[BEGIN Material supplied]

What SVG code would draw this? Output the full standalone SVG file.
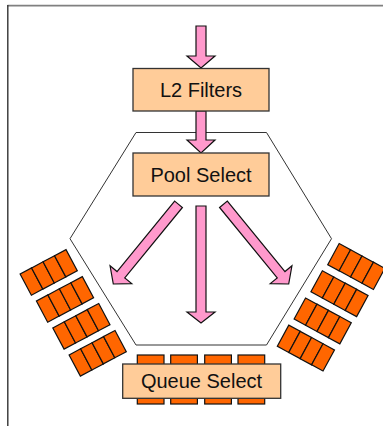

[END Material supplied]
[BEGIN Material supplied]

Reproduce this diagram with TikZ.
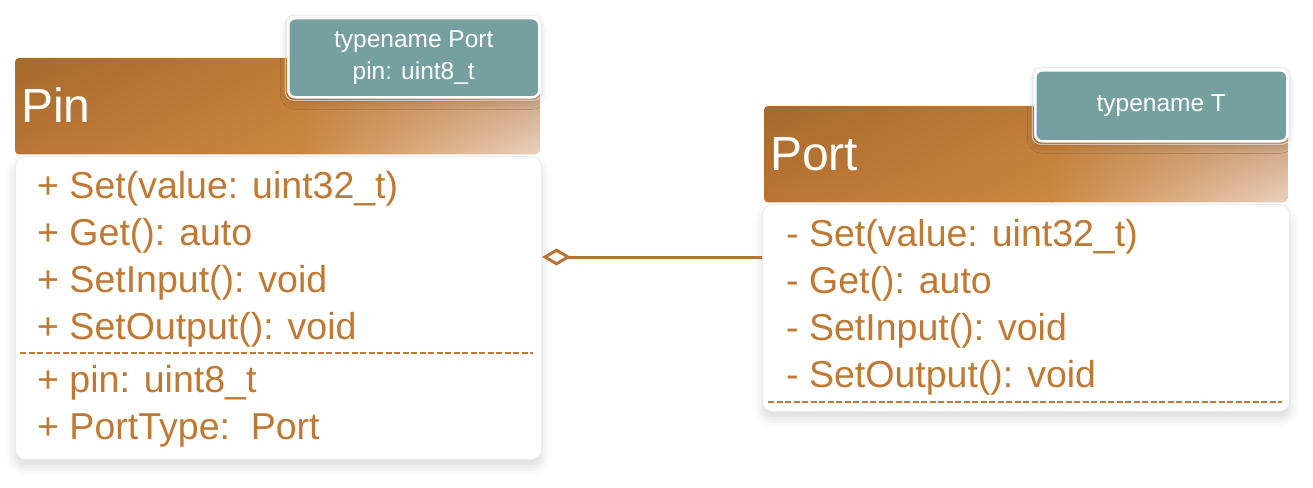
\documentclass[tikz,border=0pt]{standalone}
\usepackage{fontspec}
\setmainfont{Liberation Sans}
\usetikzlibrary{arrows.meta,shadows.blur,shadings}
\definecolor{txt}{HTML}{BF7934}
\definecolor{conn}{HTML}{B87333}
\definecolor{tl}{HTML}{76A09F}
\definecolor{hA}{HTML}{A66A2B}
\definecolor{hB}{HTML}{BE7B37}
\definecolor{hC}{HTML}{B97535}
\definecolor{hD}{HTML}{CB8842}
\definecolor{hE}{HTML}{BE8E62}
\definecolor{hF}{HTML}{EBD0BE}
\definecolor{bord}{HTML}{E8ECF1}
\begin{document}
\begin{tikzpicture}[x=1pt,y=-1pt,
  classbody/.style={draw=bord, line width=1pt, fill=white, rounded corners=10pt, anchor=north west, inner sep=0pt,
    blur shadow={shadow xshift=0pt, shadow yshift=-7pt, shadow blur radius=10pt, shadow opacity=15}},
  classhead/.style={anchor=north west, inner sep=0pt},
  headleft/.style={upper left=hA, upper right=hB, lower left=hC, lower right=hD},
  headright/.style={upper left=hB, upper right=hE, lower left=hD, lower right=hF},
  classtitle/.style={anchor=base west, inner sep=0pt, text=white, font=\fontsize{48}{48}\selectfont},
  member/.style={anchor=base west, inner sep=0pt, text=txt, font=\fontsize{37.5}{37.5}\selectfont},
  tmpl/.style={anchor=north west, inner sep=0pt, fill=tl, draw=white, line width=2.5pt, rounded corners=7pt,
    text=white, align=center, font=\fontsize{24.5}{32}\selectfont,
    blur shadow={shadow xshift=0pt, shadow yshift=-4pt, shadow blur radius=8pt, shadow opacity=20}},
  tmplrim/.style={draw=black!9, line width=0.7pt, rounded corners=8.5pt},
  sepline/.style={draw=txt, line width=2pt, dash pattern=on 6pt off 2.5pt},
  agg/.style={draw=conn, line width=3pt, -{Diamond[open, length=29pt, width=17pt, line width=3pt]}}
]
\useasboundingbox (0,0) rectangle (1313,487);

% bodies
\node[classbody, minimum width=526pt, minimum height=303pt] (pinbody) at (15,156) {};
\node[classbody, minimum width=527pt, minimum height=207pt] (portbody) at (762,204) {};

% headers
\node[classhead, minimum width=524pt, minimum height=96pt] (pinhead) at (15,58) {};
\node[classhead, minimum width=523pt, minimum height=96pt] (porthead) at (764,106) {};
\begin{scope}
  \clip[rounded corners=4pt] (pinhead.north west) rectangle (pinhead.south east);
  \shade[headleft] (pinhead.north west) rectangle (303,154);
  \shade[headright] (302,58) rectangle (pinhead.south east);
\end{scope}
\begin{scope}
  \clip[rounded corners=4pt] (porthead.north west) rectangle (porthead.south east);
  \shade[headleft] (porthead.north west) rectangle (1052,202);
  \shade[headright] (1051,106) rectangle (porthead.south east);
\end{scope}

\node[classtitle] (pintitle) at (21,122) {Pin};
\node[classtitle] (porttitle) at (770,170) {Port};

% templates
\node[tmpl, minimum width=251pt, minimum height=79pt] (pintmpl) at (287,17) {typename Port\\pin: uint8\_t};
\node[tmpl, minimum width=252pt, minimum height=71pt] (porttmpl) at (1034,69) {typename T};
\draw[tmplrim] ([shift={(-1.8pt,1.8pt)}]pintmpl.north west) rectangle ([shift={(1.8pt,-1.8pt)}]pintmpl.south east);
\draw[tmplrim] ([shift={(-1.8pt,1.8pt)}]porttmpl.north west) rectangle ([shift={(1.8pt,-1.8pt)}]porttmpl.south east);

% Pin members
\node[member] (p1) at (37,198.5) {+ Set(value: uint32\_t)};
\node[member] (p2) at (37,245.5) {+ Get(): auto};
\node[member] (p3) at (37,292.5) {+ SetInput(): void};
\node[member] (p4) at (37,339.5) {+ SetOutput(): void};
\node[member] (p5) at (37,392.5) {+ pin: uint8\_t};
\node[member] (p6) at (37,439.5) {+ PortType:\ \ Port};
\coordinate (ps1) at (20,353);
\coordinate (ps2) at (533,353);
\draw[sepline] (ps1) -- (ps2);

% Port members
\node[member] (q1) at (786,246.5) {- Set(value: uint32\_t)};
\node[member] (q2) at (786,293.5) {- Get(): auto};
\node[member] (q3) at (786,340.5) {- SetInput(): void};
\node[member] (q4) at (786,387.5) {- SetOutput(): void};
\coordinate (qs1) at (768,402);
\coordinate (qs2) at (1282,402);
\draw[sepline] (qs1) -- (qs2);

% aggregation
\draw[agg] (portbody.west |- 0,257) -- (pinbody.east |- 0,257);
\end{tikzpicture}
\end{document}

[END Material supplied]

- [Written exercise]: Look through the entries and find each line that has the string "standalone". Copy those lines.

- [Full solution]:
What SVG code would draw this? Output the full standalone SVG file.
\documentclass[tikz,border=0pt]{standalone}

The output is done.